§ **SET TASK**
Repeat the material verbatim and drop the pictures.

§ **INFORMATION SHOWN**
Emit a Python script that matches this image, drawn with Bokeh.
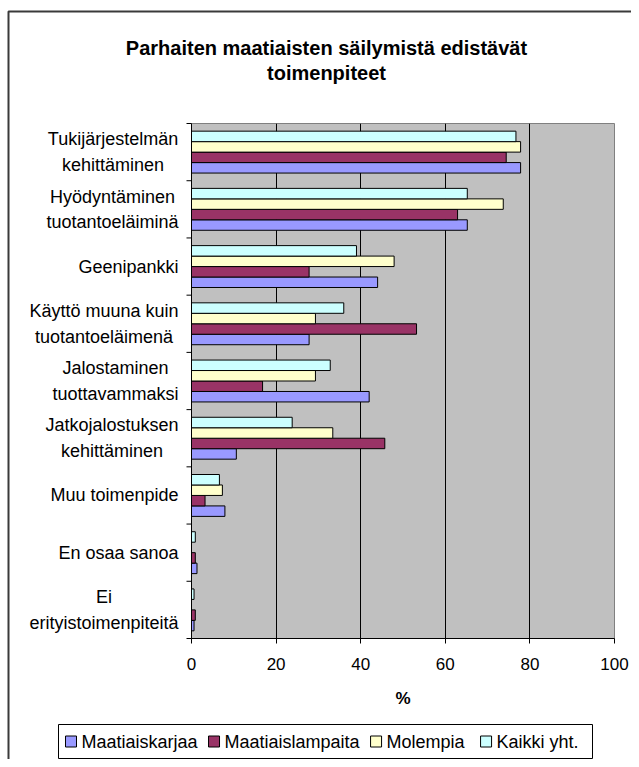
from bokeh.plotting import figure
from bokeh.models import Range1d, FixedTicker, ColumnDataSource
from bokeh.core.properties import value
from bokeh.embed import file_html
from bokeh.resources import INLINE

# ---------------- data ----------------
categories = [
    "Tukijärjestelmän\nkehittäminen",
    "Hyödyntäminen\ntuotantoeläiminä",
    "Geenipankki",
    "Käyttö muuna kuin\ntuotantoeläimenä",
    "Jalostaminen\ntuottavammaksi",
    "Jatkojalostuksen\nkehittäminen",
    "Muu toimenpide",
    "En osaa sanoa",
    "Ei\nerityistoimenpiteitä",
]
series_names = ["Maatiaiskarjaa", "Maatiaislampaita", "Molempia", "Kaikki yht."]
maatiaiskarjaa = [77.8, 65.2, 44.0, 27.8, 42.0, 10.6, 7.9, 1.3, 0.6]
maatiaislampaita = [74.4, 62.9, 27.8, 53.2, 16.8, 45.7, 3.2, 0.9, 0.9]
molempia = [77.8, 73.7, 47.9, 29.3, 29.3, 33.4, 7.3, 0.0, 0.0]
kaikki_yht = [76.7, 65.2, 39.0, 36.0, 32.8, 23.8, 6.6, 0.9, 0.6]
x_ticks = [0, 20, 40, 60, 80, 100]
title_lines = ["Parhaiten maatiaisten säilymistä edistävät", "toimenpiteet"]
x_label = "%"

series_values = [maatiaiskarjaa, maatiaislampaita, molempia, kaikki_yht]
colors = ["#9999FF", "#993366", "#FFFFCC", "#CCFFFF"]

# ---------------- layout (canvas px) ----------------
W, H = 631, 759
FL, FR, FT, FB = 191, 614, 123, 638
FONT = "Liberation Sans"
n = len(categories)
bh = 0.183

def xd(px):  # canvas px -> data x
    return (px - FL) / (FR - FL) * 100.0

def yd(py):  # canvas px -> data y
    return (FB - py) / (FB - FT) * n

p = figure(width=W, height=H, output_backend="svg", toolbar_location=None,
           x_range=Range1d(0, 100), y_range=Range1d(0, n),
           min_border_left=FL, min_border_right=W - FR,
           min_border_top=FT, min_border_bottom=H - FB)
p.background_fill_color = "#C0C0C0"
p.border_fill_color = "white"
p.outline_line_color = "#808080"
p.outline_line_width = 1

renderers = []
for k, (vals, col) in enumerate(zip(series_values, colors)):
    ys = [n - 1 - i + 0.5 + (k - 1.5) * bh for i in range(n)]
    src = ColumnDataSource(dict(y=ys, right=vals))
    r = p.hbar(y="y", left=0, right="right", height=bh, source=src,
               fill_color=col, line_color="black", line_width=1)
    renderers.append(r)

# x axis
p.xaxis.ticker = FixedTicker(ticks=x_ticks)
p.xaxis.major_tick_out = 5
p.xaxis.major_tick_in = 0
p.xaxis.minor_tick_line_color = None
p.xaxis.axis_line_color = "black"
p.xaxis.major_tick_line_color = "black"
p.xaxis.major_label_text_font = FONT
p.xaxis.major_label_text_font_size = "17px"
p.xaxis.major_label_text_color = "black"
p.xaxis.major_label_standoff = 14
p.xaxis.axis_label = x_label
p.xaxis.axis_label_text_font = FONT
p.xaxis.axis_label_text_font_size = "17px"
p.xaxis.axis_label_text_font_style = "bold"
p.xaxis.axis_label_text_color = "black"
p.xaxis.axis_label_standoff = 16

# y axis: only the line; category boundary ticks drawn below
p.yaxis.ticker = FixedTicker(ticks=[])
p.yaxis.minor_tick_line_color = None
p.yaxis.axis_line_color = "black"
p.segment(x0=[xd(FL - 5)] * (n + 1), x1=[0.0] * (n + 1),
          y0=list(range(n + 1)), y1=list(range(n + 1)),
          line_color="black", line_width=1, level="annotation")

p.xgrid.ticker = FixedTicker(ticks=[20, 40, 60, 80])
p.xgrid.grid_line_color = "black"
p.xgrid.grid_line_width = 1
p.ygrid.grid_line_color = None

# approximate Arial/Liberation Sans advance widths (1/1000 em)
CW = {' ': 278, 'a': 556, 'b': 556, 'c': 500, 'd': 556, 'e': 556, 'f': 278,
      'g': 556, 'h': 556, 'i': 222, 'j': 222, 'k': 500, 'l': 222, 'm': 833,
      'n': 556, 'o': 556, 'p': 556, 'q': 556, 'r': 333, 's': 500, 't': 278,
      'u': 556, 'v': 500, 'w': 722, 'x': 500, 'y': 500, 'z': 500, 'ä': 556,
      'ö': 556, 'T': 611, 'H': 722, 'G': 778, 'K': 667, 'J': 500, 'M': 833,
      'E': 667, '.': 278}

def text_w(s, size):
    return sum(CW.get(c, 556) for c in s) * size / 1000.0

TXT = 18
common = dict(text_font=value(FONT), text_color="black", level="annotation")

# category labels (block right edge at LABEL_RIGHT, lines centred in block)
LABEL_RIGHT = 178
label_src = ColumnDataSource(dict(
    x=[0.0] * n,
    y=[n - 1 - i + 0.5 for i in range(n)],
    text=categories,
    xo=[LABEL_RIGHT - max(text_w(l, TXT) for l in c.split("\n")) / 2 - FL for c in categories],
))
p.text(x="x", y="y", text="text", x_offset="xo", source=label_src,
       text_align="center", text_baseline="middle",
       text_font_size=value(f"{TXT}px"), text_line_height=1.28, **common)

# title
title_src = ColumnDataSource(dict(x=[0.0, 0.0], y=[float(n), float(n)], text=title_lines,
                                  xo=[326 - FL, 326 - FL], yo=[47 - FT, 72 - FT]))
p.text(x="x", y="y", text="text", x_offset="xo", y_offset="yo", source=title_src,
       text_align="center", text_baseline="middle",
       text_font_size=value("20px"), text_font_style="bold", **common)

# outer chart frame (left & top edges visible)
p.quad(left=[xd(8)], right=[xd(W + 40)], top=[yd(11)], bottom=[yd(H + 40)],
       fill_alpha=0, line_color="#3a3a3a", line_width=2, level="annotation")

# legend (drawn below the axis)
LG_L, LG_R, LG_T, LG_B = 58, 592, 724, 758
lg_cy = (LG_T + LG_B) / 2
p.quad(left=[xd(LG_L)], right=[xd(LG_R)], top=[yd(LG_T)], bottom=[yd(LG_B)],
       fill_color="white", line_color="black", line_width=1, level="annotation")
cur = LG_L + 7
sw_l, sw_r, tx_x = [], [], []
for nm in series_names:
    sw_l.append(cur)
    sw_r.append(cur + 11)
    tx_x.append(cur + 16)
    cur = cur + 16 + text_w(nm, TXT) + (16 if nm == "Molempia" else 11)
p.quad(left=[xd(v) for v in sw_l], right=[xd(v) for v in sw_r],
       top=[yd(lg_cy - 5.5)] * 4, bottom=[yd(lg_cy + 5.5)] * 4,
       fill_color=colors, line_color="black", line_width=1, level="annotation")
leg_src = ColumnDataSource(dict(x=[0.0] * 4, y=[0.0] * 4, text=series_names,
                                xo=[v - FL for v in tx_x], yo=[lg_cy - FB] * 4))
p.text(x="x", y="y", text="text", x_offset="xo", y_offset="yo", source=leg_src,
       text_align="left", text_baseline="middle",
       text_font_size=value(f"{TXT}px"), **common)

open("out.html", "w").write(file_html(p, INLINE))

§ **RESPONSE TO THE EXERCISE**
Emit a Python script that matches this image, drawn with Bokeh.
from bokeh.plotting import figure
from bokeh.models import Range1d, FixedTicker, ColumnDataSource
from bokeh.core.properties import value
from bokeh.embed import file_html
from bokeh.resources import INLINE

# ---------------- data ----------------
categories = [
    "Tukijärjestelmän\nkehittäminen",
    "Hyödyntäminen\ntuotantoeläiminä",
    "Geenipankki",
    "Käyttö muuna kuin\ntuotantoeläimenä",
    "Jalostaminen\ntuottavammaksi",
    "Jatkojalostuksen\nkehittäminen",
    "Muu toimenpide",
    "En osaa sanoa",
    "Ei\nerityistoimenpiteitä",
]
series_names = ["Maatiaiskarjaa", "Maatiaislampaita", "Molempia", "Kaikki yht."]
maatiaiskarjaa = [77.8, 65.2, 44.0, 27.8, 42.0, 10.6, 7.9, 1.3, 0.6]
maatiaislampaita = [74.4, 62.9, 27.8, 53.2, 16.8, 45.7, 3.2, 0.9, 0.9]
molempia = [77.8, 73.7, 47.9, 29.3, 29.3, 33.4, 7.3, 0.0, 0.0]
kaikki_yht = [76.7, 65.2, 39.0, 36.0, 32.8, 23.8, 6.6, 0.9, 0.6]
x_ticks = [0, 20, 40, 60, 80, 100]
title_lines = ["Parhaiten maatiaisten säilymistä edistävät", "toimenpiteet"]
x_label = "%"

series_values = [maatiaiskarjaa, maatiaislampaita, molempia, kaikki_yht]
colors = ["#9999FF", "#993366", "#FFFFCC", "#CCFFFF"]

# ---------------- layout (canvas px) ----------------
W, H = 631, 759
FL, FR, FT, FB = 191, 614, 123, 638
FONT = "Liberation Sans"
n = len(categories)
bh = 0.183

def xd(px):  # canvas px -> data x
    return (px - FL) / (FR - FL) * 100.0

def yd(py):  # canvas px -> data y
    return (FB - py) / (FB - FT) * n

p = figure(width=W, height=H, output_backend="svg", toolbar_location=None,
           x_range=Range1d(0, 100), y_range=Range1d(0, n),
           min_border_left=FL, min_border_right=W - FR,
           min_border_top=FT, min_border_bottom=H - FB)
p.background_fill_color = "#C0C0C0"
p.border_fill_color = "white"
p.outline_line_color = "#808080"
p.outline_line_width = 1

renderers = []
for k, (vals, col) in enumerate(zip(series_values, colors)):
    ys = [n - 1 - i + 0.5 + (k - 1.5) * bh for i in range(n)]
    src = ColumnDataSource(dict(y=ys, right=vals))
    r = p.hbar(y="y", left=0, right="right", height=bh, source=src,
               fill_color=col, line_color="black", line_width=1)
    renderers.append(r)

# x axis
p.xaxis.ticker = FixedTicker(ticks=x_ticks)
p.xaxis.major_tick_out = 5
p.xaxis.major_tick_in = 0
p.xaxis.minor_tick_line_color = None
p.xaxis.axis_line_color = "black"
p.xaxis.major_tick_line_color = "black"
p.xaxis.major_label_text_font = FONT
p.xaxis.major_label_text_font_size = "17px"
p.xaxis.major_label_text_color = "black"
p.xaxis.major_label_standoff = 14
p.xaxis.axis_label = x_label
p.xaxis.axis_label_text_font = FONT
p.xaxis.axis_label_text_font_size = "17px"
p.xaxis.axis_label_text_font_style = "bold"
p.xaxis.axis_label_text_color = "black"
p.xaxis.axis_label_standoff = 16

# y axis: only the line; category boundary ticks drawn below
p.yaxis.ticker = FixedTicker(ticks=[])
p.yaxis.minor_tick_line_color = None
p.yaxis.axis_line_color = "black"
p.segment(x0=[xd(FL - 5)] * (n + 1), x1=[0.0] * (n + 1),
          y0=list(range(n + 1)), y1=list(range(n + 1)),
          line_color="black", line_width=1, level="annotation")

p.xgrid.ticker = FixedTicker(ticks=[20, 40, 60, 80])
p.xgrid.grid_line_color = "black"
p.xgrid.grid_line_width = 1
p.ygrid.grid_line_color = None

# approximate Arial/Liberation Sans advance widths (1/1000 em)
CW = {' ': 278, 'a': 556, 'b': 556, 'c': 500, 'd': 556, 'e': 556, 'f': 278,
      'g': 556, 'h': 556, 'i': 222, 'j': 222, 'k': 500, 'l': 222, 'm': 833,
      'n': 556, 'o': 556, 'p': 556, 'q': 556, 'r': 333, 's': 500, 't': 278,
      'u': 556, 'v': 500, 'w': 722, 'x': 500, 'y': 500, 'z': 500, 'ä': 556,
      'ö': 556, 'T': 611, 'H': 722, 'G': 778, 'K': 667, 'J': 500, 'M': 833,
      'E': 667, '.': 278}

def text_w(s, size):
    return sum(CW.get(c, 556) for c in s) * size / 1000.0

TXT = 18
common = dict(text_font=value(FONT), text_color="black", level="annotation")

# category labels (block right edge at LABEL_RIGHT, lines centred in block)
LABEL_RIGHT = 178
label_src = ColumnDataSource(dict(
    x=[0.0] * n,
    y=[n - 1 - i + 0.5 for i in range(n)],
    text=categories,
    xo=[LABEL_RIGHT - max(text_w(l, TXT) for l in c.split("\n")) / 2 - FL for c in categories],
))
p.text(x="x", y="y", text="text", x_offset="xo", source=label_src,
       text_align="center", text_baseline="middle",
       text_font_size=value(f"{TXT}px"), text_line_height=1.28, **common)

# title
title_src = ColumnDataSource(dict(x=[0.0, 0.0], y=[float(n), float(n)], text=title_lines,
                                  xo=[326 - FL, 326 - FL], yo=[47 - FT, 72 - FT]))
p.text(x="x", y="y", text="text", x_offset="xo", y_offset="yo", source=title_src,
       text_align="center", text_baseline="middle",
       text_font_size=value("20px"), text_font_style="bold", **common)

# outer chart frame (left & top edges visible)
p.quad(left=[xd(8)], right=[xd(W + 40)], top=[yd(11)], bottom=[yd(H + 40)],
       fill_alpha=0, line_color="#3a3a3a", line_width=2, level="annotation")

# legend (drawn below the axis)
LG_L, LG_R, LG_T, LG_B = 58, 592, 724, 758
lg_cy = (LG_T + LG_B) / 2
p.quad(left=[xd(LG_L)], right=[xd(LG_R)], top=[yd(LG_T)], bottom=[yd(LG_B)],
       fill_color="white", line_color="black", line_width=1, level="annotation")
cur = LG_L + 7
sw_l, sw_r, tx_x = [], [], []
for nm in series_names:
    sw_l.append(cur)
    sw_r.append(cur + 11)
    tx_x.append(cur + 16)
    cur = cur + 16 + text_w(nm, TXT) + (16 if nm == "Molempia" else 11)
p.quad(left=[xd(v) for v in sw_l], right=[xd(v) for v in sw_r],
       top=[yd(lg_cy - 5.5)] * 4, bottom=[yd(lg_cy + 5.5)] * 4,
       fill_color=colors, line_color="black", line_width=1, level="annotation")
leg_src = ColumnDataSource(dict(x=[0.0] * 4, y=[0.0] * 4, text=series_names,
                                xo=[v - FL for v in tx_x], yo=[lg_cy - FB] * 4))
p.text(x="x", y="y", text="text", x_offset="xo", y_offset="yo", source=leg_src,
       text_align="left", text_baseline="middle",
       text_font_size=value(f"{TXT}px"), **common)

open("out.html", "w").write(file_html(p, INLINE))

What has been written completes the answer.